┌─ Recorded information

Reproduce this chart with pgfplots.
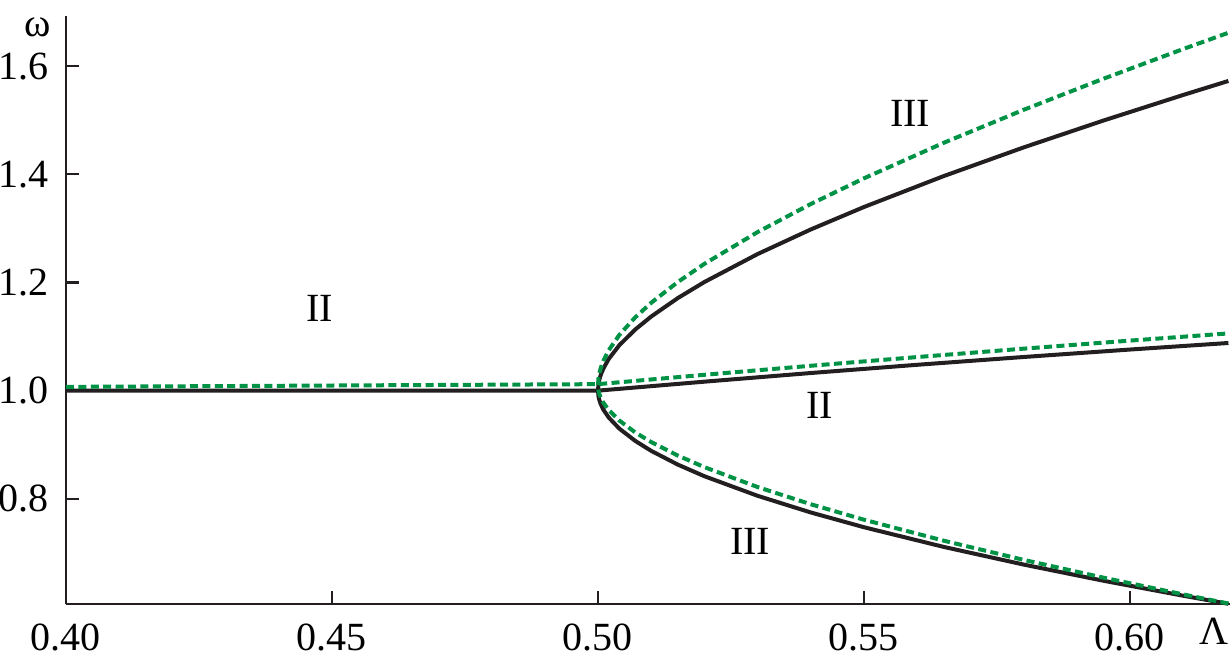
\documentclass[border=0pt]{standalone}
\usepackage{fontspec}
\setmainfont{Liberation Serif}
\usepackage{pgfplots}
\pgfplotsset{compat=1.18}
\definecolor{curveblack}{RGB}{35,31,32}
\definecolor{curvegreen}{RGB}{0,146,69}
\begin{document}
\fontsize{20}{24}\selectfont
\begin{tikzpicture}
\begin{axis}[
  scale only axis,
  width=582pt, height=294pt,
  at={(0,0)}, anchor=south west,
  xmin=0.40, xmax=0.6188,
  ymin=0.6056, ymax=1.6926,
  axis lines*=left,
  axis line style={curveblack, line width=1.1pt, -},
  tick style={curveblack, line width=1.1pt},
  tick align=inside,
  major tick length=6.5pt,
  xtick={0.40,0.45,0.50,0.55,0.60},
  ytick={0.8,1.0,1.2,1.4,1.6},
  xticklabels={0.40,0.45,0.50,0.55,0.60},
  yticklabels={0.8,1.0,1.2,1.4,1.6},
  xticklabel style={font=\fontsize{20}{24}\selectfont, yshift=-3pt},
  yticklabel style={font=\fontsize{20}{24}\selectfont, xshift=-2pt},
  /pgf/number format/assume math mode=true,
  clip=false,
]
% black: flat + middle branch
\addplot[curveblack, line width=2pt] coordinates {
(0.40,1.0) (0.50,1.0) (0.52,1.0166) (0.54,1.0326) (0.56,1.0478) (0.58,1.0622) (0.60,1.0760) (0.6185,1.0881)
};
% black: C-shaped branches
\addplot[curveblack, line width=2pt] coordinates {
(0.6185,0.6059) (0.61,0.6209) (0.595,0.6486) (0.58,0.6785) (0.565,0.7111) (0.55,0.7475) (0.54,0.7748) (0.53,0.8056) (0.52,0.8418) (0.515,0.8633) (0.51,0.8887) (0.507,0.9071) (0.504,0.9299) (0.502,0.9505) (0.501,0.9651) (0.5005,0.9753) (0.50025,0.9826) (0.5001,0.9890)
(0.50,1.0)
(0.5001,1.0126) (0.50025,1.0201) (0.5005,1.0286) (0.501,1.0407) (0.502,1.0583) (0.504,1.0839) (0.507,1.1130) (0.51,1.1370) (0.515,1.1711) (0.52,1.2008) (0.53,1.2525) (0.54,1.2980) (0.55,1.3395) (0.565,1.3967) (0.58,1.4496) (0.595,1.4993) (0.61,1.5466) (0.6185,1.5725)
};
% green: flat + middle branch
\addplot[curvegreen, line width=2pt, dash pattern=on 4pt off 2.2pt] coordinates {
(0.40,1.007) (0.50,1.012) (0.52,1.0293) (0.54,1.0460) (0.56,1.0621) (0.58,1.0776) (0.60,1.0925) (0.6185,1.1058)
};
% green: C-shaped branches
\addplot[curvegreen, line width=2pt, dash pattern=on 4pt off 2.2pt] coordinates {
(0.6185,0.6065) (0.61,0.6233) (0.595,0.6543) (0.58,0.6872) (0.565,0.7226) (0.55,0.7614) (0.54,0.7900) (0.53,0.8218) (0.52,0.8586) (0.515,0.8800) (0.51,0.9050) (0.507,0.9228) (0.504,0.9448) (0.502,0.9643) (0.501,0.9779) (0.5005,0.9874) (0.50025,0.9941) (0.5001,0.99995)
(0.50,1.010)
(0.5001,1.0239) (0.50025,1.0321) (0.5005,1.0415) (0.501,1.0549) (0.502,1.0744) (0.504,1.1029) (0.507,1.1355) (0.51,1.1624) (0.515,1.2008) (0.52,1.2344) (0.53,1.2931) (0.54,1.3450) (0.55,1.3925) (0.565,1.4582) (0.58,1.5191) (0.595,1.5766) (0.61,1.6315) (0.6185,1.6616)
};
\node at (axis cs:0.5587,1.513) {III};
\node at (axis cs:0.4477,1.152) {II};
\node at (axis cs:0.5417,0.972) {II};
\node at (axis cs:0.5286,0.722) {III};
\node at (rel axis cs:-0.024,0.98) {ω};
\node[anchor=center] at (rel axis cs:0.986,0) [yshift=-13.5pt] {Λ};
\end{axis}
\pgfresetboundingbox
\path[use as bounding box] (-33pt,-29pt) rectangle (582pt,302pt);
\end{tikzpicture}
\end{document}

└─

Set exercise: Return all of the data exactly as written, and drop the pictures.

Exercise solution:
Reproduce this chart with pgfplots.
\documentclass[border=0pt]{standalone}
\usepackage{fontspec}
\setmainfont{Liberation Serif}
\usepackage{pgfplots}
\pgfplotsset{compat=1.18}
\definecolor{curveblack}{RGB}{35,31,32}
\definecolor{curvegreen}{RGB}{0,146,69}
\begin{document}
\fontsize{20}{24}\selectfont
\begin{tikzpicture}
\begin{axis}[
  scale only axis,
  width=582pt, height=294pt,
  at={(0,0)}, anchor=south west,
  xmin=0.40, xmax=0.6188,
  ymin=0.6056, ymax=1.6926,
  axis lines*=left,
  axis line style={curveblack, line width=1.1pt, -},
  tick style={curveblack, line width=1.1pt},
  tick align=inside,
  major tick length=6.5pt,
  xtick={0.40,0.45,0.50,0.55,0.60},
  ytick={0.8,1.0,1.2,1.4,1.6},
  xticklabels={0.40,0.45,0.50,0.55,0.60},
  yticklabels={0.8,1.0,1.2,1.4,1.6},
  xticklabel style={font=\fontsize{20}{24}\selectfont, yshift=-3pt},
  yticklabel style={font=\fontsize{20}{24}\selectfont, xshift=-2pt},
  /pgf/number format/assume math mode=true,
  clip=false,
]
% black: flat + middle branch
\addplot[curveblack, line width=2pt] coordinates {
(0.40,1.0) (0.50,1.0) (0.52,1.0166) (0.54,1.0326) (0.56,1.0478) (0.58,1.0622) (0.60,1.0760) (0.6185,1.0881)
};
% black: C-shaped branches
\addplot[curveblack, line width=2pt] coordinates {
(0.6185,0.6059) (0.61,0.6209) (0.595,0.6486) (0.58,0.6785) (0.565,0.7111) (0.55,0.7475) (0.54,0.7748) (0.53,0.8056) (0.52,0.8418) (0.515,0.8633) (0.51,0.8887) (0.507,0.9071) (0.504,0.9299) (0.502,0.9505) (0.501,0.9651) (0.5005,0.9753) (0.50025,0.9826) (0.5001,0.9890)
(0.50,1.0)
(0.5001,1.0126) (0.50025,1.0201) (0.5005,1.0286) (0.501,1.0407) (0.502,1.0583) (0.504,1.0839) (0.507,1.1130) (0.51,1.1370) (0.515,1.1711) (0.52,1.2008) (0.53,1.2525) (0.54,1.2980) (0.55,1.3395) (0.565,1.3967) (0.58,1.4496) (0.595,1.4993) (0.61,1.5466) (0.6185,1.5725)
};
% green: flat + middle branch
\addplot[curvegreen, line width=2pt, dash pattern=on 4pt off 2.2pt] coordinates {
(0.40,1.007) (0.50,1.012) (0.52,1.0293) (0.54,1.0460) (0.56,1.0621) (0.58,1.0776) (0.60,1.0925) (0.6185,1.1058)
};
% green: C-shaped branches
\addplot[curvegreen, line width=2pt, dash pattern=on 4pt off 2.2pt] coordinates {
(0.6185,0.6065) (0.61,0.6233) (0.595,0.6543) (0.58,0.6872) (0.565,0.7226) (0.55,0.7614) (0.54,0.7900) (0.53,0.8218) (0.52,0.8586) (0.515,0.8800) (0.51,0.9050) (0.507,0.9228) (0.504,0.9448) (0.502,0.9643) (0.501,0.9779) (0.5005,0.9874) (0.50025,0.9941) (0.5001,0.99995)
(0.50,1.010)
(0.5001,1.0239) (0.50025,1.0321) (0.5005,1.0415) (0.501,1.0549) (0.502,1.0744) (0.504,1.1029) (0.507,1.1355) (0.51,1.1624) (0.515,1.2008) (0.52,1.2344) (0.53,1.2931) (0.54,1.3450) (0.55,1.3925) (0.565,1.4582) (0.58,1.5191) (0.595,1.5766) (0.61,1.6315) (0.6185,1.6616)
};
\node at (axis cs:0.5587,1.513) {III};
\node at (axis cs:0.4477,1.152) {II};
\node at (axis cs:0.5417,0.972) {II};
\node at (axis cs:0.5286,0.722) {III};
\node at (rel axis cs:-0.024,0.98) {ω};
\node[anchor=center] at (rel axis cs:0.986,0) [yshift=-13.5pt] {Λ};
\end{axis}
\pgfresetboundingbox
\path[use as bounding box] (-33pt,-29pt) rectangle (582pt,302pt);
\end{tikzpicture}
\end{document}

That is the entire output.